Accurately identifying and valuing these assets is crucial because it informs the prioritization of risk management efforts. Resources should be allocated strategically to protect the assets that are most critical to your long-term success. A well-defined list also helps in calculating potential losses if a risk were to materialize.

2. Analyzing Potential Threats: Identifying the Sources of Danger

Once you know what you need to protect, the next step is to identify the threats that could potentially harm those assets. Threats can come in many forms and can be broadly categorized as internal or external.

  • Internal Threats: These originate from within the organization. Examples include employee negligence, internal fraud, system malfunctions due to poor maintenance, and data breaches caused by weak passwords.
  • External Threats: These originate from outside the organization. Examples include natural disasters (floods, earthquakes), cyberattacks, economic downturns, changes in regulations, and competitive pressures.

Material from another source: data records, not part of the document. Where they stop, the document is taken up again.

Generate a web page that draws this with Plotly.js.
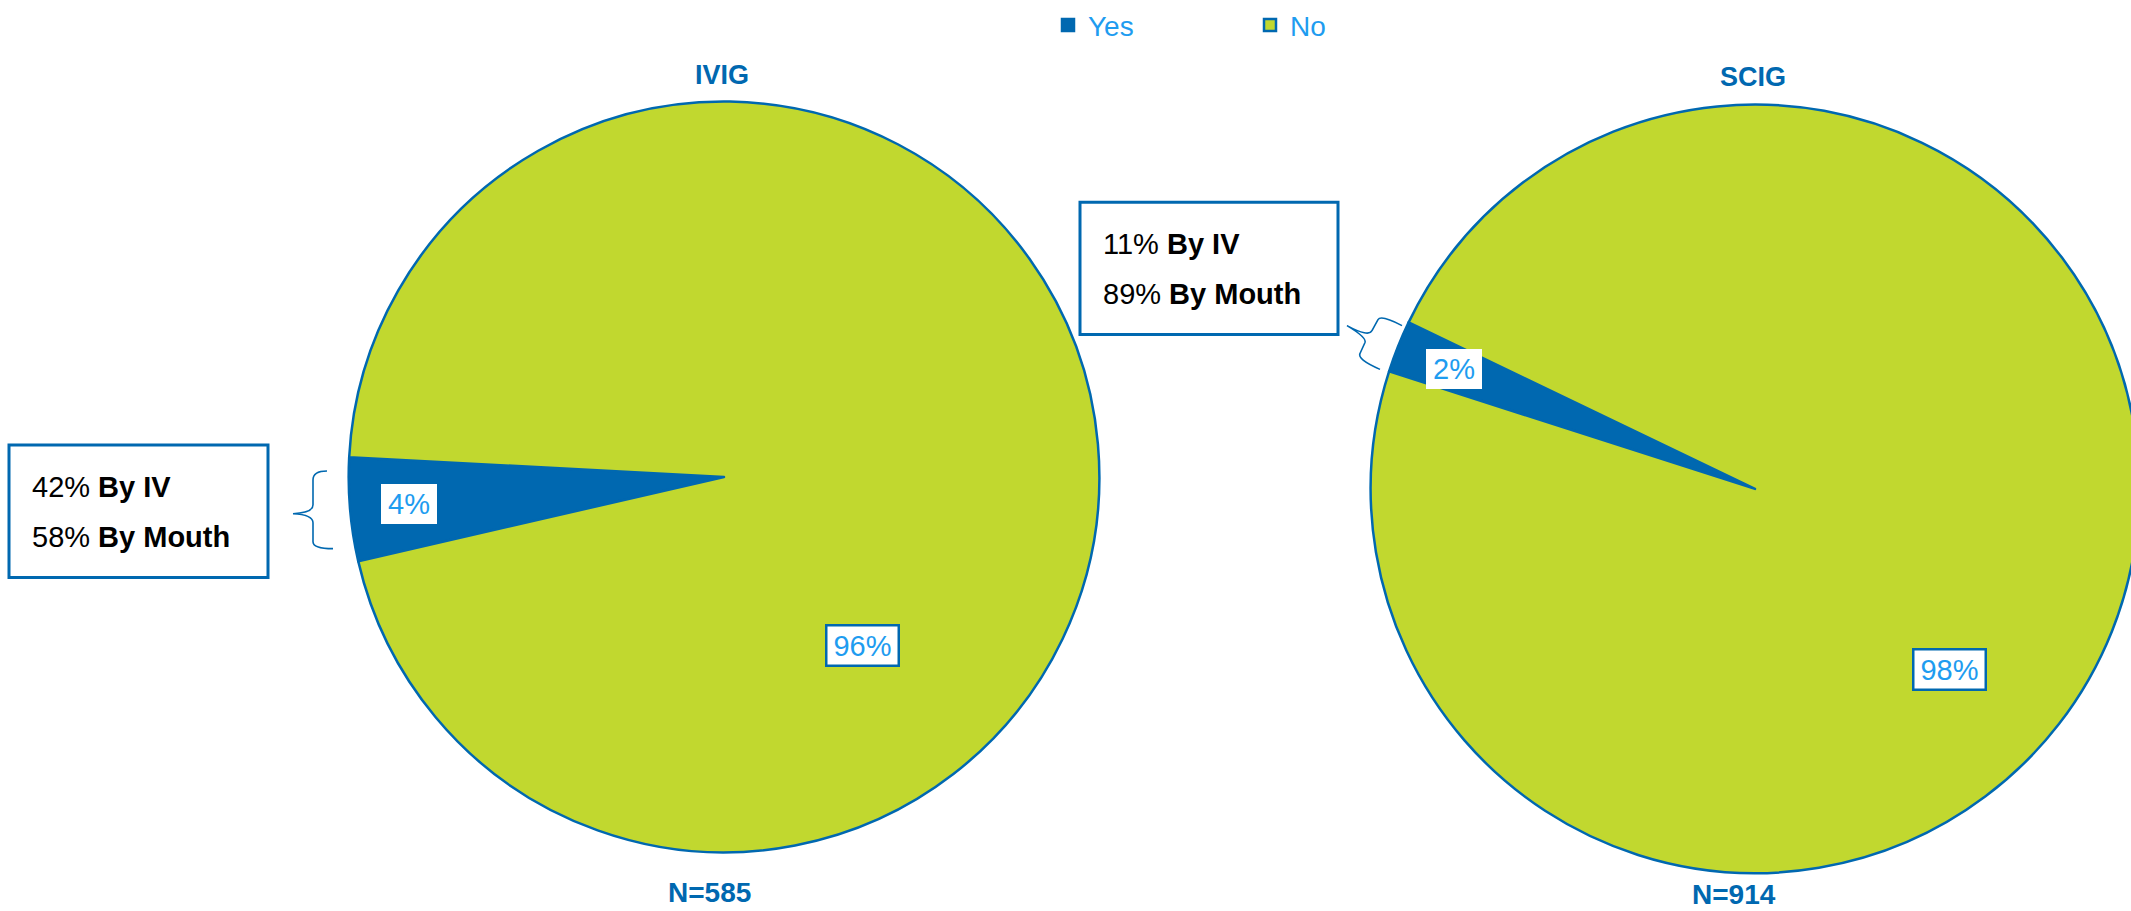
<!DOCTYPE html>
<html>
<head>
<meta charset="utf-8">
<script src="https://cdn.plot.ly/plotly-3.0.1.min.js"></script>
<style>
html, body { margin:0; padding:0; background:#fff; overflow:hidden; width:2131px; height:911px; }
#chart { width:2150px; height:911px; }
</style>
</head>
<body>
<div id="chart"></div>
<script>
// ---- data ----
const labels = ['Yes', 'No'];
const pieTitles = ['IVIG', 'SCIG'];
const ivigCounts = [26, 559];
const scigCounts = [20, 894];
const nValues = [585, 914];
const routeLabels = ['By IV', 'By Mouth'];
const ivigRoute = [42, 58];
const scigRoute = [11, 89];

// ---- style / geometry ----
const W = 2150, H = 911;
const DARK = '#0068B0', LIME = '#C1D82F', LIGHT = '#1E9CF0';
const FONT = 'Liberation Sans, Arial, sans-serif';
const pies = [
  {cx: 724, cy: 475, r: 377, rot: 257, counts: ivigCounts, route: ivigRoute,
   noLbl: {ang: 140.6, f: 0.58}, box: {x0: 9, y0: 443, x1: 268, y1: 576},
   titleY: 71, nY: 892,
   brace: 'M327,469 Q313,469 313,478 L313,503 Q313,511 293,512 Q313,513 313,521 L313,540 Q313,547 333,547'},
  {cx: 1755, cy: 487, r: 386, rot: 287.8, counts: scigCounts, route: scigRoute,
   noLbl: {ang: 133, f: 0.69}, box: {x0: 1080, y0: 199, x1: 1338, y1: 332},
   titleY: 73, nY: 894,
   brace: 'M1402,323 Q1381,312 1378,317 L1372,328 Q1369,335 1347,323 Q1367,335 1365,340 L1360,351 Q1357,357 1380,367'}
];
const px = x => x / W;
const py = y => 1 - y / H;
function pathToPaper(p) {
  return p.replace(/(-?\d+(?:\.\d+)?),(-?\d+(?:\.\d+)?)/g,
    (m, a, b) => px(+a).toFixed(5) + ',' + py(+b).toFixed(5));
}

const traces = [];
const annotations = [];
const shapes = [];

pies.forEach((p, i) => {
  traces.push({
    type: 'pie', labels: labels, values: p.counts, sort: false,
    direction: 'clockwise', rotation: p.rot, textinfo: 'none', hoverinfo: 'none',
    marker: {colors: [DARK, LIME], line: {color: DARK, width: 2.5}},
    domain: {x: [px(p.cx - p.r), px(p.cx + p.r)], y: [py(p.cy + p.r), py(p.cy - p.r)]},
    showlegend: true, name: pieTitles[i]
  });
  const total = p.counts.reduce((a, b) => a + b, 0);
  const pcts = p.counts.map(v => Math.round(100 * v / total) + '%');
  // Yes label: along slice mid-angle
  const mid = (p.rot + 360 * p.counts[0] / total / 2) * Math.PI / 180;
  const fy = 0.84;
  const yx = p.cx + fy * p.r * Math.sin(mid), yy = p.cy - fy * p.r * Math.cos(mid);
  annotations.push({xref: 'paper', yref: 'paper', x: px(yx), y: py(yy), xanchor: 'center', yanchor: 'middle',
    text: pcts[0], showarrow: false, bgcolor: '#fff', borderwidth: 0, borderpad: 0,
    width: 56, height: 40, font: {family: FONT, size: 29, color: LIGHT}});
  const na = p.noLbl.ang * Math.PI / 180;
  const nx = p.cx + p.noLbl.f * p.r * Math.sin(na), ny = p.cy - p.noLbl.f * p.r * Math.cos(na);
  annotations.push({xref: 'paper', yref: 'paper', x: px(nx), y: py(ny), xanchor: 'center', yanchor: 'middle',
    text: pcts[1], showarrow: false, bgcolor: '#fff', bordercolor: DARK, borderwidth: 2.5, borderpad: 0,
    width: 70, height: 38, font: {family: FONT, size: 29, color: LIGHT}});
  // title and N
  annotations.push({xref: 'paper', yref: 'paper', x: px(p.cx - 2), y: py(p.titleY), xanchor: 'center', yanchor: 'middle',
    text: '<b>' + pieTitles[i] + '</b>', showarrow: false, font: {family: FONT, size: 27, color: DARK}});
  annotations.push({xref: 'paper', yref: 'paper', x: px(p.cx - 15 - (i ? 6 : 0)), y: py(p.nY), xanchor: 'center', yanchor: 'middle',
    text: '<b>N=' + nValues[i] + '</b>', showarrow: false, font: {family: FONT, size: 28, color: DARK}});
  // callout box
  const b = p.box;
  shapes.push({type: 'rect', xref: 'paper', yref: 'paper', x0: px(b.x0), x1: px(b.x1), y0: py(b.y0), y1: py(b.y1),
    fillcolor: '#fff', line: {color: DARK, width: 3}, layer: 'above'});
  const lineYs = [b.y0 + 42, b.y0 + 92];
  routeLabels.forEach((rl, k) => {
    annotations.push({xref: 'paper', yref: 'paper', x: px(b.x0 + 21), y: py(lineYs[k]), xanchor: 'left', yanchor: 'middle',
      text: p.route[k] + '% <b>' + rl + '</b>', showarrow: false, font: {family: FONT, size: 29, color: '#000'}});
  });
  shapes.push({type: 'path', xref: 'paper', yref: 'paper', path: pathToPaper(p.brace),
    line: {color: DARK, width: 1.6}, layer: 'above'});
});

const layout = {
  width: W, height: H, margin: {l: 0, r: 0, t: 0, b: 0},
  paper_bgcolor: '#fff', plot_bgcolor: '#fff',
  font: {family: FONT},
  showlegend: true,
  legend: {orientation: 'h', x: px(1048), y: 1.004, xanchor: 'left', yanchor: 'top',
    entrywidth: 157, traceorder: 'normal',
    font: {family: FONT, size: 28, color: LIGHT}},
  annotations: annotations, shapes: shapes
};
Plotly.newPlot('chart', traces, layout, {displayModeBar: false, staticPlot: true});
</script>
</body>
</html>
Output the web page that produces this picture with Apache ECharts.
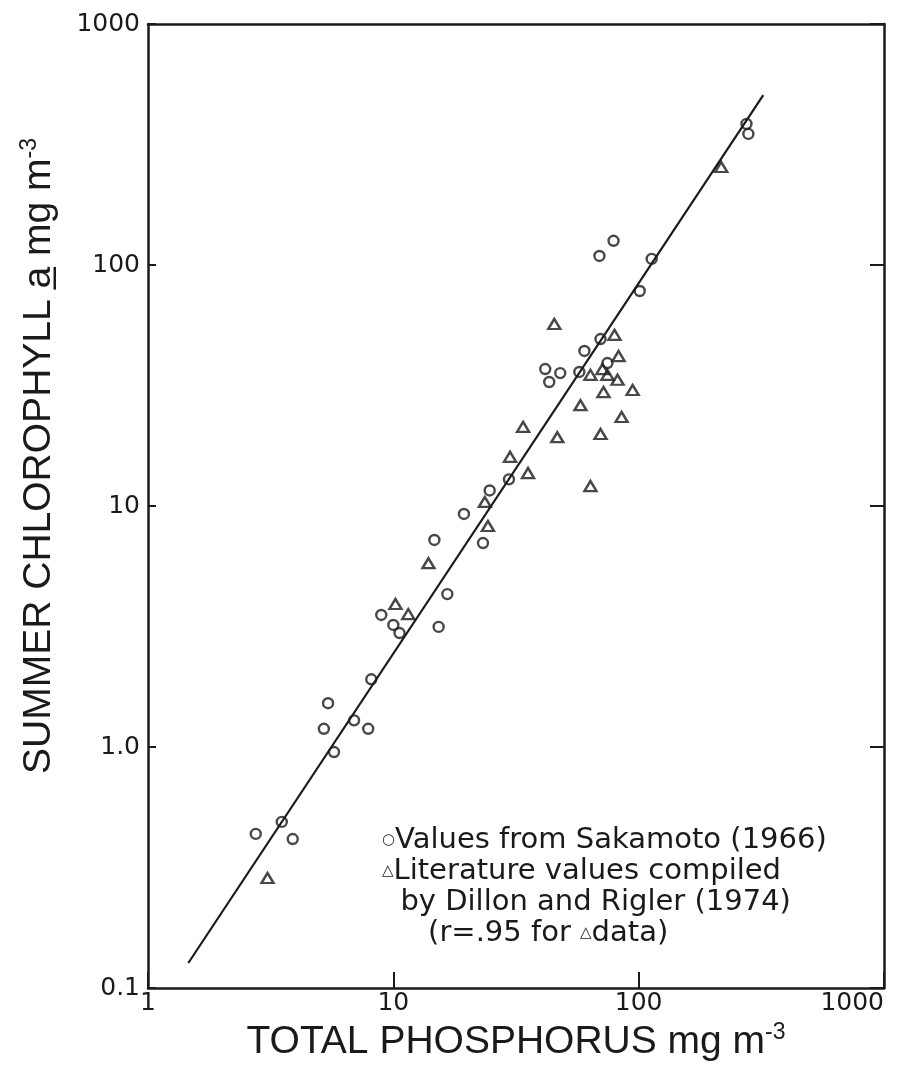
<!DOCTYPE html>
<html>
<head>
<meta charset="utf-8">
<title>Summer chlorophyll vs total phosphorus</title>
<script src="https://cdn.jsdelivr.net/npm/echarts@6/dist/echarts.min.js"></script>
<style>
  html, body { margin: 0; padding: 0; background: #fff; }
  #main { width: 912px; height: 1084px; }
</style>
</head>
<body>
<div id="main"></div>
<script type="text/javascript">
// circles: values from Sakamoto (1966)
var sakamotoP   = [2.75, 3.51, 3.89, 5.21, 5.42, 5.73, 6.92, 7.90, 8.13, 8.93, 10.0, 10.6,
                   14.7, 15.3, 16.6, 19.4, 23.2, 24.7, 29.6, 41.6, 43.2, 47.9, 57.3, 60.1,
                   69.9, 74.6, 69.2, 79.0, 101, 113, 275, 280];
var sakamotoChl = [0.436, 0.489, 0.415, 1.19, 1.52, 0.953, 1.29, 1.19, 1.91, 3.53, 3.21, 2.97,
                   7.23, 3.15, 4.31, 9.27, 7.02, 11.6, 12.9, 37.0, 32.7, 35.6, 36.0, 44.0,
                   49.3, 39.2, 109, 126, 78.0, 106, 385, 350];

// triangles: literature values compiled by Dillon and Rigler (1974)
var dillonP   = [3.07, 10.2, 11.5, 13.9, 23.6, 24.3, 29.9, 33.8, 35.4, 45.3, 46.6, 57.9,
                 63.6, 63.6, 71.2, 71.9, 69.9, 74.6, 79.7, 82.0, 82.8, 85.2, 94.5, 217];
var dillonChl = [0.286, 3.92, 3.56, 5.79, 10.4, 8.26, 16.0, 21.3, 13.7, 56.9, 19.3, 26.2,
                 35.0, 12.1, 37.0, 29.7, 19.9, 35.0, 51.3, 33.4, 41.9, 23.4, 30.3, 255];

// regression line end points
var fitP   = [1.46, 322];
var fitChl = [0.127, 507];

var xTickValues = [1, 10, 100, 1000];
var xTickLabels = ['1', '10', '100', '1000'];
var yTickValues = [0.1, 1, 10, 100, 1000];
var yTickLabels = ['0.1', '1.0', '10', '100', '1000'];

var legendLines = [
  'Values from Sakamoto (1966)',
  'Literature values compiled',
  'by Dillon and Rigler (1974)',
  '(r=.95 for ',
  'data)'
];

function pairs(xs, ys) {
  var out = [];
  for (var i = 0; i < xs.length; i++) out.push([xs[i], ys[i]]);
  return out;
}
function tickLabel(values, labels) {
  return function (v) {
    var k = Math.round(Math.log(v) / Math.LN10);
    for (var i = 0; i < values.length; i++) {
      if (Math.round(Math.log(values[i]) / Math.LN10) === k) return labels[i];
    }
    return '';
  };
}

var ink = '#1a1a1a';
var tickFont = { color: ink, fontFamily: 'DejaVu Sans', fontSize: 25 };
var titleFont = 'Liberation Sans';

var myChart = echarts.init(document.getElementById('main'));

var option = {
  backgroundColor: '#fff',
  animation: false,
  grid: { left: 148, right: 28, top: 24, bottom: 96 },
  xAxis: [
    {
      type: 'log', logBase: 10, min: 1, max: 1000, position: 'bottom',
      axisLine: { lineStyle: { color: ink, width: 2.5 } },
      axisTick: { inside: true, length: 16, lineStyle: { color: ink, width: 2 } },
      splitLine: { show: false },
      axisLabel: Object.assign({ margin: 3, alignMaxLabel: 'right',
                                 formatter: tickLabel(xTickValues, xTickLabels) }, tickFont)
    },
    {
      type: 'log', logBase: 10, min: 1, max: 1000, position: 'top',
      axisLine: { lineStyle: { color: ink, width: 2.5 } },
      axisTick: { show: false }, axisLabel: { show: false }, splitLine: { show: false }
    }
  ],
  yAxis: [
    {
      type: 'log', logBase: 10, min: 0.1, max: 1000, position: 'left',
      axisLine: { lineStyle: { color: ink, width: 2.5 } },
      axisTick: { inside: true, length: 8, lineStyle: { color: ink, width: 2 } },
      splitLine: { show: false },
      axisLabel: Object.assign({ margin: 8, formatter: tickLabel(yTickValues, yTickLabels) }, tickFont)
    },
    {
      type: 'log', logBase: 10, min: 0.1, max: 1000, position: 'right',
      axisLine: { lineStyle: { color: ink, width: 2.5 } },
      axisTick: { inside: true, length: 14, lineStyle: { color: ink, width: 2 } },
      axisLabel: { show: false }, splitLine: { show: false }
    }
  ],
  series: [
    {
      name: 'fit', type: 'line', data: pairs(fitP, fitChl),
      showSymbol: false, symbol: 'none',
      lineStyle: { color: ink, width: 2.2 }, z: 2
    },
    {
      name: 'Sakamoto (1966)', type: 'scatter', data: pairs(sakamotoP, sakamotoChl),
      symbol: 'circle', symbolSize: 10,
      itemStyle: { color: 'rgba(255,255,255,0)', borderColor: ink, borderWidth: 2.4 }, z: 3
    },
    {
      name: 'Dillon and Rigler (1974)', type: 'scatter', data: pairs(dillonP, dillonChl),
      symbol: 'triangle', symbolSize: [12, 10],
      itemStyle: { color: 'rgba(255,255,255,0)', borderColor: ink, borderWidth: 2.4 }, z: 3
    }
  ],
  graphic: [
    {
      type: 'text', left: 18, top: 138, rotation: Math.PI / 2, originX: 0, originY: 0,
      style: {
        text: 'SUMMER CHLOROPHYLL {u|a\u0332} mg m{sup|-3}',
        fill: ink, font: '39px "' + titleFont + '"', lineHeight: 43,
        rich: {
          u: { fontFamily: titleFont, fontSize: 39, fill: ink, lineHeight: 43 },
          sup: { fontFamily: titleFont, fontSize: 23, fill: ink, verticalAlign: 'top', lineHeight: 23 }
        }
      }
    },
    {
      type: 'text', x: 516, y: 1021,
      style: {
        text: 'TOTAL PHOSPHORUS mg m{sup|-3}', align: 'center',
        fill: ink, font: '39px "' + titleFont + '"', lineHeight: 43,
        rich: {
          sup: { fontFamily: titleFont, fontSize: 23, fill: ink, verticalAlign: 'top', lineHeight: 23 }
        }
      }
    },
    {
      type: 'text', x: 382, y: 825,
      style: {
        text: '{s|\u25CB}' + legendLines[0] + '\n{s|\u25B3}' + legendLines[1] +
              '\n  ' + legendLines[2] + '\n     ' + legendLines[3] + '{s|\u25B3}' + legendLines[4],
        fill: ink, font: '29px "DejaVu Sans"', lineHeight: 31,
        rich: { s: { fontFamily: 'DejaVu Sans', fontSize: 15, fill: ink, lineHeight: 31 } }
      }
    }
  ]
};

myChart.setOption(option);
</script>
</body>
</html>
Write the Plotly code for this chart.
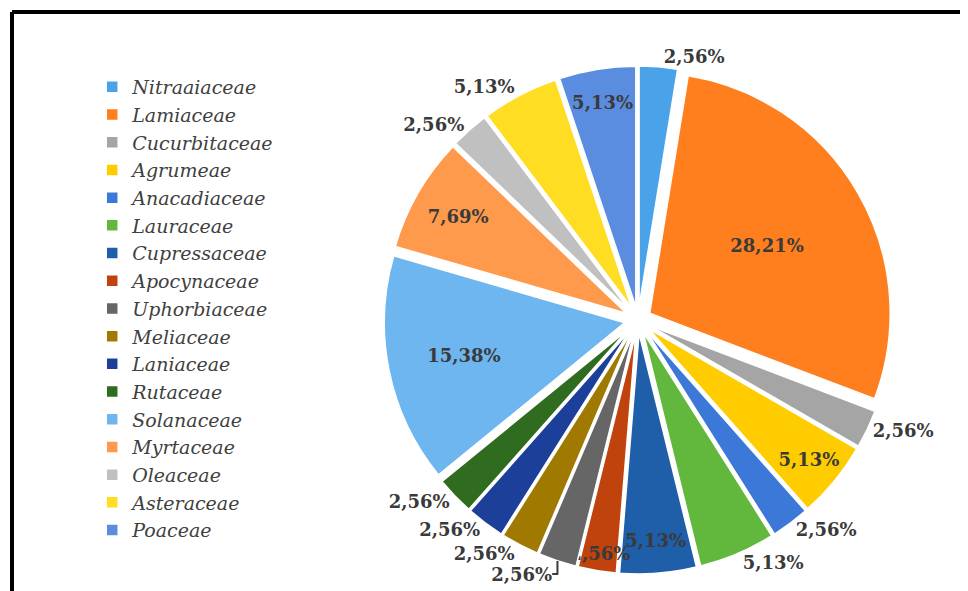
import plotly.graph_objects as go

families = ["Nitraaiaceae", "Lamiaceae", "Cucurbitaceae", "Agrumeae", "Anacadiaceae",
            "Lauraceae", "Cupressaceae", "Apocynaceae", "Uphorbiaceae", "Meliaceae",
            "Laniaceae", "Rutaceae", "Solanaceae", "Myrtaceae", "Oleaceae",
            "Asteraceae", "Poaceae"]
percent = [2.56, 28.21, 2.56, 5.13, 2.56, 5.13, 5.13, 2.56, 2.56, 2.56,
           2.56, 2.56, 15.38, 7.69, 2.56, 5.13, 5.13]
colors = ["#4aa3e8", "#ff7f1e", "#a5a5a5", "#ffcc00", "#3b78d8", "#62b83c", "#1f5ea8",
          "#c0420c", "#666666", "#a07a00", "#1c3f99", "#2f6c1f", "#6db6f0", "#ff9a4d",
          "#c0c0c0", "#ffdd22", "#5a8de0"]
label_pos = ["outside", "inside", "outside", "inside", "outside", "outside", "inside",
             "inside", "outside", "outside", "outside", "outside", "inside", "inside",
             "outside", "outside", "inside"]

texts = [f"{v:.2f}%".replace(".", ",") for v in percent]

W, H = 968, 591
cx, cy, half = 630, 312, 254

fig = go.Figure(go.Pie(
    labels=families,
    values=percent,
    text=texts,
    textinfo="text",
    textposition=label_pos,
    insidetextorientation="horizontal",
    sort=False,
    direction="clockwise",
    rotation=0,
    pull=0.056,
    automargin=False,
    marker=dict(colors=colors, line=dict(color="white", width=1.5)),
    textfont=dict(family="DejaVu Serif", size=18, color="#3a3a3a", weight="bold"),
    domain=dict(x=[(cx - half) / W, (cx + half) / W],
                y=[(H - (cy + half)) / H, (H - (cy - half)) / H]),
    hoverinfo="label+percent",
))

fig.update_layout(
    width=W, height=H, autosize=False,
    margin=dict(l=0, r=0, t=0, b=0, autoexpand=False),
    paper_bgcolor="white",
    showlegend=True,
    uniformtext=dict(minsize=18, mode="show"),
    legend=dict(
        x=0.087, y=1 - 60 / H, xanchor="left", yanchor="top",
        font=dict(family="DejaVu Serif", size=19, color="#404040", style="italic"),
        bgcolor="rgba(0,0,0,0)",
    ),
    shapes=[
        dict(type="line", xref="paper", yref="paper", x0=4 / W, x1=1.02,
             y0=1 - 4 / H, y1=1 - 4 / H, line=dict(color="black", width=4)),
        dict(type="line", xref="paper", yref="paper", x0=4 / W, x1=4 / W,
             y0=-0.05, y1=1 - 4 / H, line=dict(color="black", width=4)),
    ],
)

fig.write_html("out.html")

Thorough threat analysis requires research, brainstorming, and sometimes, external expertise. It involves asking “what if?” questions and considering a wide range of possible scenarios. The more comprehensive the analysis, the better prepared you’ll be to develop effective mitigation strategies.

3. Assessing Probabilities: Gauging the Likelihood of Threats

Identifying threats is only half the battle. The next crucial step is to assess the probability of those threats actually occurring. This involves estimating the likelihood of each threat materializing, often using historical data, statistical analysis, expert opinions, and industry trends.

While predicting the future with certainty is impossible, careful probability assessment allows you to prioritize your risk management efforts. Threats with a high probability of occurring warrant immediate attention and significant investment in mitigation. Conversely, threats with a low probability may require less urgent action or a contingency plan.

It’s important to note that probability assessment is not a static process. It should be regularly reviewed and updated as new information becomes available and the risk landscape evolves.

4. Developing Mitigation Strategies: Reducing the Impact of Risks

The final, and arguably most important, cornerstone of risk management is developing mitigation strategies. These are the actions you take to reduce the likelihood and/or impact of identified threats. Mitigation strategies can be broadly categorized into:

  • Risk Avoidance: Eliminating the risk altogether by deciding not to engage in the activity that creates the risk.
  • Risk Reduction: Implementing measures to reduce the likelihood or impact of the risk. This might involve installing security systems, training employees, or diversifying investments.
  • Risk Transfer: Shifting the risk to another party, typically through insurance or contracts.
  • Risk Acceptance: Acknowledging the risk and deciding to do nothing, often because the cost of mitigation outweighs the potential benefits.

The best mitigation strategy will depend on the specific threat, the asset at risk, and the organization’s risk tolerance. A well-developed mitigation plan should be clear, actionable, and regularly tested to ensure its effectiveness.

Conclusion:

Effective risk management is not about eliminating risk entirely – that’s often impossible and undesirable. Instead, it’s about understanding the risks you face, assessing their potential impact, and developing strategies to manage them effectively. By focusing on these four cornerstones – identifying assets, analyzing threats, assessing probabilities, and developing mitigation strategies – organizations and individuals alike can protect what matters most, navigate uncertainty with confidence, and ultimately, achieve their goals. Ignoring even one of these pillars can leave you vulnerable and exposed, underscoring the importance of a holistic and proactive approach to risk management.